Causes and Risk Factors

The two biggest risk factors are age and obesity. Hiatal hernias are most common in people over 50, largely because the tissues around the hiatus gradually weaken over decades. Carrying excess weight increases pressure inside the abdomen, which pushes against the diaphragm from below.

Repeated or sustained spikes in abdominal pressure also contribute. Chronic coughing, frequent vomiting, straining during bowel movements, and regularly lifting heavy objects all force the stomach upward against the diaphragm. Some people are born with an unusually large hiatus, which makes herniation easier from the start.

Symptoms to Recognize

Many people with a hiatal hernia never know they have one. Sliding hernias in particular often produce no symptoms at all and are discovered incidentally during imaging for something else. When symptoms do appear, they’re almost always related to acid reflux: heartburn, a sour taste in the back of the throat, difficulty swallowing, or a feeling of food getting stuck behind the breastbone.

Larger hernias, especially paraesophageal types, can cause a sense of fullness after eating small amounts, chest pain, or shortness of breath if the herniated stomach presses on the lungs. In rare cases, a paraesophageal hernia can become strangulated, meaning the blood supply to the trapped portion of stomach gets cut off. Warning signs include sudden severe abdominal pain, nausea and vomiting, and skin around the area changing color. This is a medical emergency.

How It’s Diagnosed

Two tests are most commonly used. A barium swallow involves drinking a chalky liquid that coats the inside of your esophagus and stomach, making their outlines visible on X-ray. This clearly shows whether part of the stomach has moved above the diaphragm. The second option is an upper endoscopy, where a thin tube with a camera is passed down the throat to directly view the esophagus and stomach lining, checking for inflammation or other damage from acid exposure.

Many hiatal hernias are also spotted on CT scans done for unrelated reasons, which is how the condition often gets diagnosed in people without symptoms.

Treatment and Lifestyle Changes

Small, symptom-free hiatal hernias generally don’t need treatment. When acid reflux symptoms are the main problem, the first line of management is lifestyle adjustments. Eating several smaller meals instead of two or three large ones reduces the amount of pressure on the stomach at any given time.
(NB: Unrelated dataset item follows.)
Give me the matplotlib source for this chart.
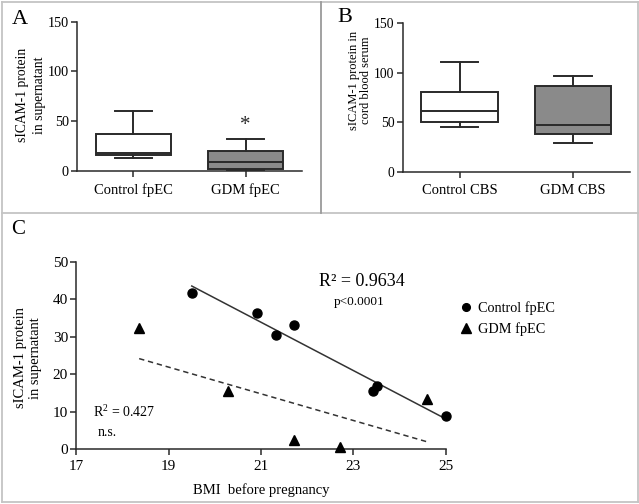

After eating, staying upright for two to three hours before lying down gives your stomach time to empty, which limits reflux.

Certain foods tend to make symptoms worse: chocolate, mint, alcohol, spicy dishes, high-fat meals, and caffeinated drinks like coffee, tea, and energy drinks. If heartburn disrupts your sleep, raising the head of your bed 15 to 20 centimeters (about 6 to 8 inches) using bed frame blocks or a foam wedge under the mattress helps gravity keep acid in the stomach. Extra pillows alone don’t work because they bend the body at the waist rather than elevating the entire upper torso.

Over-the-counter acid-reducing medications can manage reflux symptoms effectively for many people. When lifestyle changes and medication aren’t enough, or when a paraesophageal hernia is large enough to risk complications, surgery becomes an option. The most common procedure wraps the upper part of the stomach around the lower esophagus to reinforce the valve and pull the stomach back below the diaphragm. About 10% of people who have this surgery eventually need a second operation, but for the majority, it provides lasting relief.